Oxygen-mediated molecular crosslinking-engineered hard carbon anodes for advanced sodium-ion batteries

In the realm of commercial sodium-ion batteries (SIBs), hard carbon (HC) stands out as the most promising anode material; however, precisely modulating its microstructure to unlock high reversible capacity remains a formidable challenge. This study proposes a simple and efficient molecular cross-linking reaction to engineer the precursor's molecular configuration and functional groups. By introducing oxygen to trigger esterification between hydroxyl and carboxyl groups, a robust cross-linked carbon network is constructed. This molecular-level structural engineering ultimately yields an optimized HC architecture characterized by a highly distorted graphite lattice, an expanded closed-pore volume (0.1123 cm³ g⁻¹), and abundant Na⁺ adsorption sites. Theoretical and experimental analyses reveal that this unique structure not only enhances the Na⁺ adsorption energy and lowers the migration barrier, but also effectively facilitates the formation of quasi-metallic sodium clusters within the closed pores.
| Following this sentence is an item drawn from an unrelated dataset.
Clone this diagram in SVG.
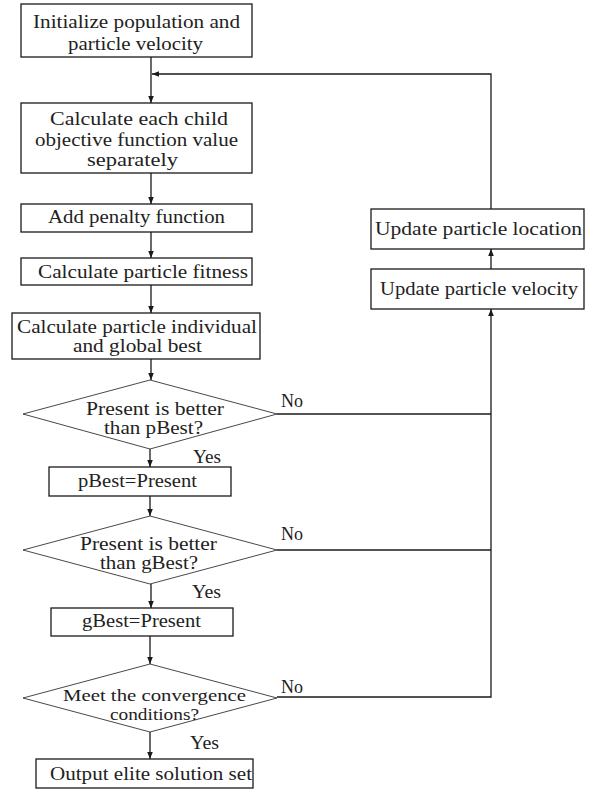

Consequently, the optimized HC anode delivers a superior reversible capacity of 364.7 mAh g⁻¹. Furthermore, it exhibits exceptional cycling durability, retaining 205.4 mAh g⁻¹ after 2500 cycles at a high rate of 2 C, alongside robust electrochemical performance at −25 °C. This simple and effective molecular cross-linking strategy provides valuable guidance for the advanced application of HC in SIBs.